Если экстраполировать эту метафору на общество в целом, мы получим вот что. В 1990-е годы нашими людьми овладела иллюзия капиталистического рая; поверив в него, миллионы энергий включились в эту медиацию. Но чтобы попасть в экономический рай, нужно было стать другим внутренне, то есть отказаться от каких-то привычных инстинктов, таких как насилие, например; требовалось себя постоянно сдерживать, ограничивать, усиленно работать над собой. Это оказалось сложно и затратно; а вернуться в прежнее состояние — например, в условный «советский мир» — тоже невозможно. Потоки риторической хулы на мир, который не оправдал иллюзий, являются таким специальным ритуалом, чтобы дух глобализма «отпустил» нас, наконец, обратно. Поэтому и приходится усиленно хулить и высмеивать прозрачное общество, чтобы вернуться к «традиционным ценностям», как мы их понимаем. Они, эти ценности, неказисты, но зато прочны и просты.
В романе, как обычно, много ненависти ко всему современному, к политкорректному, к прогрессу, к человеческим попыткам ставить перед собой высшие планки, а не низшие. Недаром хештег #MeToo, символизирующий осуждение сексуального насилия и домогательств, Пелевин высмеивает в романе с особой страстью. И да, тут он тоже описывает себя, собственный опыт и неудачу с прозрачным миром, в чем вполне честно и признается.
Русская литература находится в тупике — нет ни новых идей, ни языка, за исключением, может быть, двух-трех авторов. Возможно, причина в том, что виновными в этом кризисе авторы считают всегда кого-то другого или мир в целом, а не самих себя. По степени популярности с Пелевиным теперь можно сравнить писателя Алексея Иванова, хотя по всем остальным параметрам они несравнимы, как Набоков и Горький. Но сходятся они еще в одном: во всех бедах России, нынешних и прошлых, виновата «элита», или, как принято говорить, интеллигенция. Именно она охмурила голову русскому народу очередной иллюзией.
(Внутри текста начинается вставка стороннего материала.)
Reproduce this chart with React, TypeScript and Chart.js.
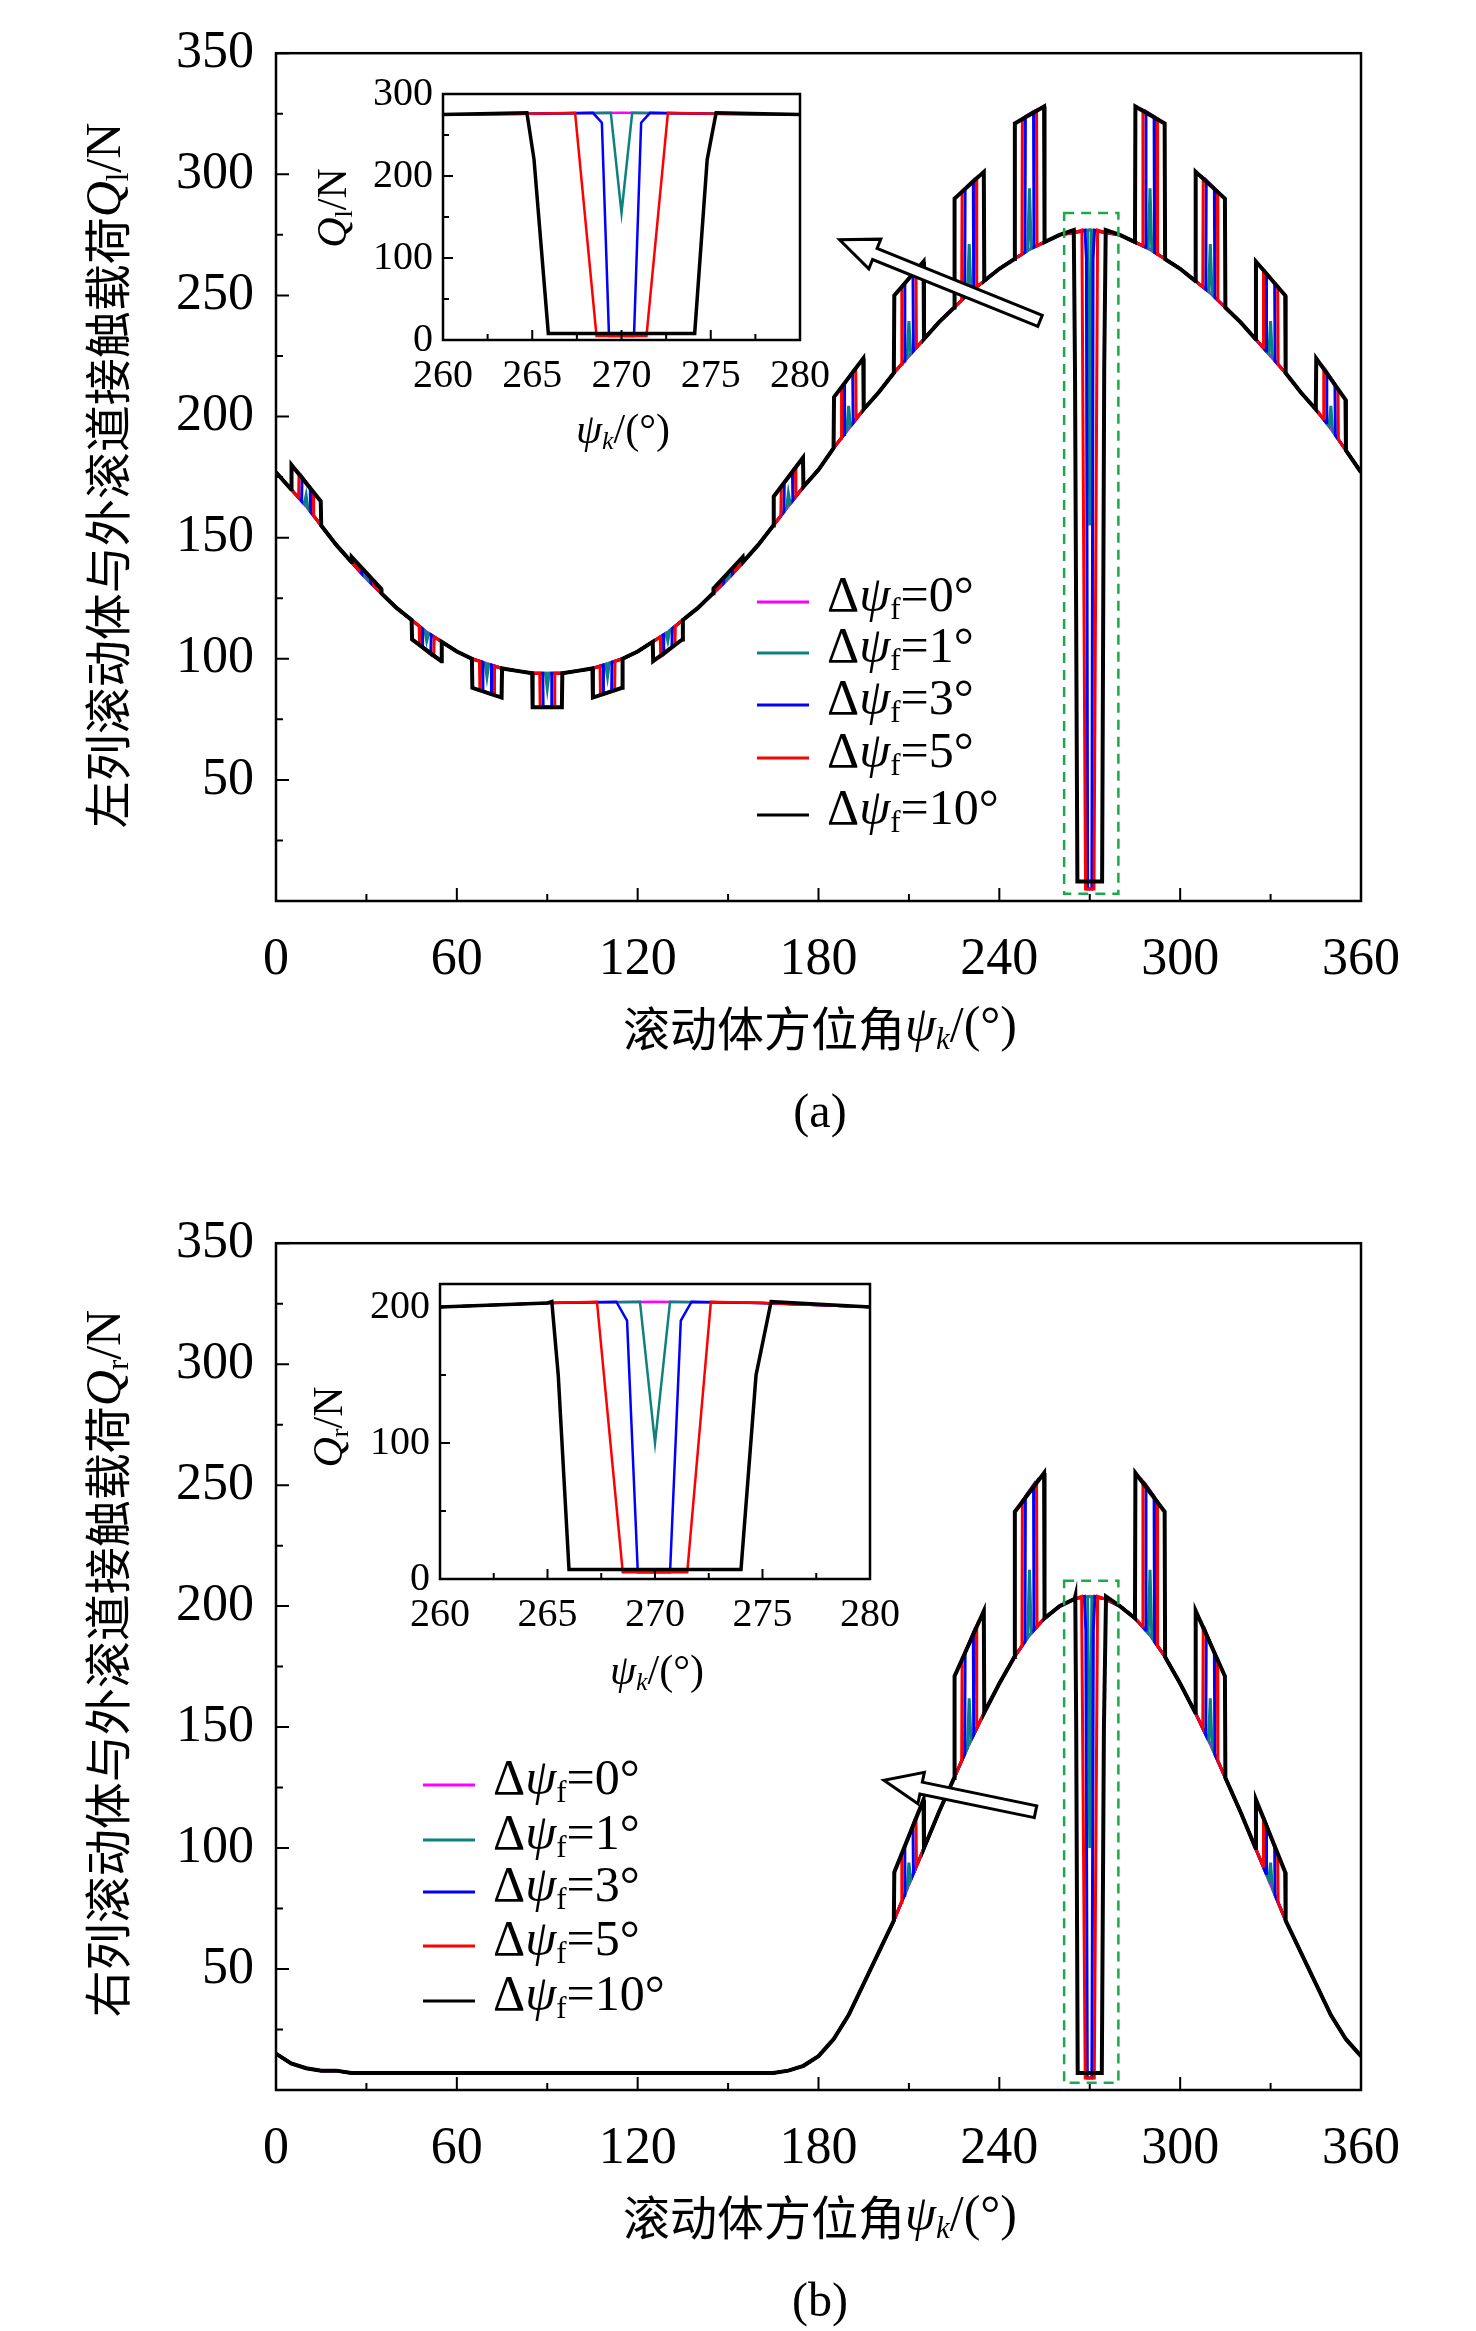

Но роман Пелевина потому совершенен, что является универсальным ответом также и ему самому. Почему у нас любая универсальная идея превращается в утопию? Так было и с гегельянством, и с марксизмом, и вот теперь с постмодернизмом и глобализмом. Потому что идея совершенства предполагает в первую очередь, что ты сам будешь стремиться стать совершенным, трудиться над собой. А если ты сам не хочешь предпринимать никаких усилий, как комические герои романа, так нечего и пенять на идею. И еще нельзя пользоваться благами нового мира и при этом оскорблять его принципы и использовать их для каких-то темных делишек, потому что в итоге ты нарушаешь законы мироздания и тебя ждет очередное разочарование и потеря самого себя. Где теперь себя искать, на каких пыльных тропинках — один Будда знает.